The global conversational AI market is expected to reach US$ 12.1 billion by 2025. The growth is caused mostly by organizations implementing more technologies in the customer service industry, especially with remote working disrupting the workflow of these customer-facing roles.

At the same time, there is a myriad of conversational AI solutions in the market today. Be it from large tech vendors to startups, each of these solutions is design to enhance the customer service industry, especially in dealing with customer queries and providing a seamless experience.

Unfortunately, most of these solutions are still unable to understand the broad range of accents that might speak a particular language today. Speech-to-text translation tools also often misunderstand words spoken, especially by non-native speakers or those with an accent.

So what happens when a person speaks with an accent? In today’s globalized society, the spoken language has moved away from its native sound. Slangs and new catchphrases used in conversations have become accepted. However, most conversational AI struggle to deal with this modern problem.

This accent mismatch situation can become a major inefficiency in business and risks serious misunderstandings. To foster seamless communication in all areas of business, education, telemedicine, entertainment and more, conversational AI solution Sanas AI will officially roll out the world’s first real-time speech accent translation technology. The solution will be used by seven Business Process Outsourcers globally, starting in the fall of this year.

Converting accents in real-time 

What makes Sanas unique is that the software can intercept audio and converts accents through a speech-to-speech approach without any lag and edge deployment. Sanas builds a virtual bridge between the audio device and the computer, and then sends the new signal to whichever communication app (Zoom, Hangouts, etc.) is in use. Almost instantly, the accent of a customer care representative, for example, will be matched to the accent of an incoming caller.

Most conversational AI solutions are trained to understand languages from the native pronunciation. The AI is often thrown off by unrecognized accents.

Source: Sanas

Created by a team of Stanford student engineers and top speech machine learning experts, the first application for Sanas is in customer care centers, an industry where accent issues can be particularly problematic.

“The world has shrunk, and people are doing business globally, while at the same time they have real difficulty understanding each other.

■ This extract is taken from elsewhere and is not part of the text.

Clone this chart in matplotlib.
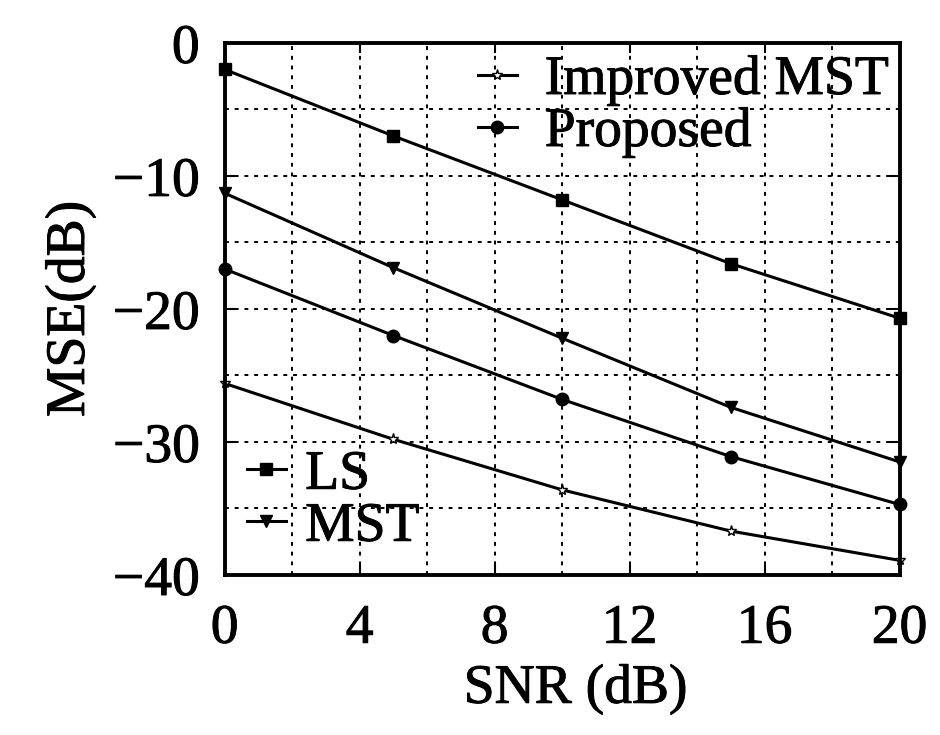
import numpy as np
import matplotlib.pyplot as plt
import matplotlib.patheffects as pe

snr = [0, 5, 10, 15, 20]
mse_ls = [-2.0, -7.0, -11.8, -16.6, -20.7]
mse_mst = [-11.3, -16.9, -22.2, -27.4, -31.5]
mse_prop = [-17.0, -22.0, -26.8, -31.1, -34.7]
mse_imst = [-25.6, -29.8, -33.6, -36.7, -38.9]

xticks = [0, 4, 8, 12, 16, 20]
yticks = [0, -10, -20, -30, -40]

plt.rcParams['font.family'] = ['Liberation Serif', 'DejaVu Serif']
fs = 40
thick = [pe.withStroke(linewidth=0.7, foreground='black')]

fig = plt.figure(figsize=(9.4, 7.35), dpi=100)
ax = fig.add_axes([0.239, 0.2177, 0.718, 0.724])

l1, = ax.plot(snr, mse_ls, color='black', lw=2.2, marker='s', ms=9, mfc='black', clip_on=False)
l2, = ax.plot(snr, mse_mst, color='black', lw=2.2, marker='v', ms=9, mfc='black', clip_on=False)
l3, = ax.plot(snr, mse_imst, color='black', lw=2.2, marker='*', ms=8, mfc='white', clip_on=False)
l4, = ax.plot(snr, mse_prop, color='black', lw=2.2, marker='o', ms=9, mfc='black', clip_on=False)

ax.set_xlim(0, 20)
ax.set_ylim(-40, 0)
ax.set_xticks(xticks)
ax.set_xticks(np.arange(0, 21, 2), minor=True)
ax.set_yticks(yticks)
ax.set_yticks(np.arange(-40, 1, 5), minor=True)
ax.set_yticklabels(['0', '\u221210', '\u221220', '\u221230', '\u221240'])
ax.grid(True, which='both', color='black', linestyle=(0, (2, 3)), linewidth=1.4)
ax.tick_params(which='both', direction='in', top=True, right=True, labelsize=fs, width=1.5)
ax.tick_params(which='major', length=7)
ax.tick_params(axis='x', which='major', pad=20)
ax.tick_params(axis='y', which='major', pad=18)
ax.tick_params(which='minor', length=0)
for s in ax.spines.values():
    s.set_linewidth(2.8)

ax.set_xlabel('SNR (dB)', fontsize=fs, labelpad=6)
ax.xaxis.set_label_coords(0.52, -0.165)
ax.set_ylabel('MSE(dB)', fontsize=fs, labelpad=12)

leg1 = ax.legend([l3, l4], ['Improved MST', 'Proposed'], loc='upper right', frameon=False,
                 fontsize=fs, handlelength=0.7, handletextpad=0.5, borderaxespad=0.0,
                 labelspacing=0.0, borderpad=0.2)
ax.add_artist(leg1)
leg2 = ax.legend([l1, l2], ['LS', 'MST'], loc='lower left', frameon=False,
                 fontsize=fs, handlelength=0.7, handletextpad=0.35, borderaxespad=0.2,
                 labelspacing=0.0, borderpad=0.2)

for t in ax.get_xticklabels() + ax.get_yticklabels() + leg1.get_texts() + leg2.get_texts():
    t.set_path_effects(thick)
ax.xaxis.label.set_path_effects(thick)
ax.yaxis.label.set_path_effects(thick)

fig.savefig('out.png', dpi=100)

Even getting Google Home or Alexa to understand accents accurately is extremely important. Digital communication is critical for our daily lives. Sanas is striving to make communication easy and free from friction, so people can speak confidently and understand each other, wherever they are and whoever they are trying to communicate with,” said Sanas CEO Maxim Serebryakov.

Having experienced first-hand the communication struggle due to accents, the founders of Sanas plan to introduce accent-matching technology to a range of industries and environments far beyond customer care and technical support. Serebryakov added that there are also creative use cases such as those in entertainment and media where producers can make their films and programming understandable in different parts of the world by matching accents to localities. They are also exploring how machines can better interpret what people are saying.

The use of Sanas to translate accents in real-time may just be the game-changer that the conversational AI industry has been waiting for. With more players coming into the market and promising significant improvements to the technology, conversational AI could very well be headed for higher adoption among businesses.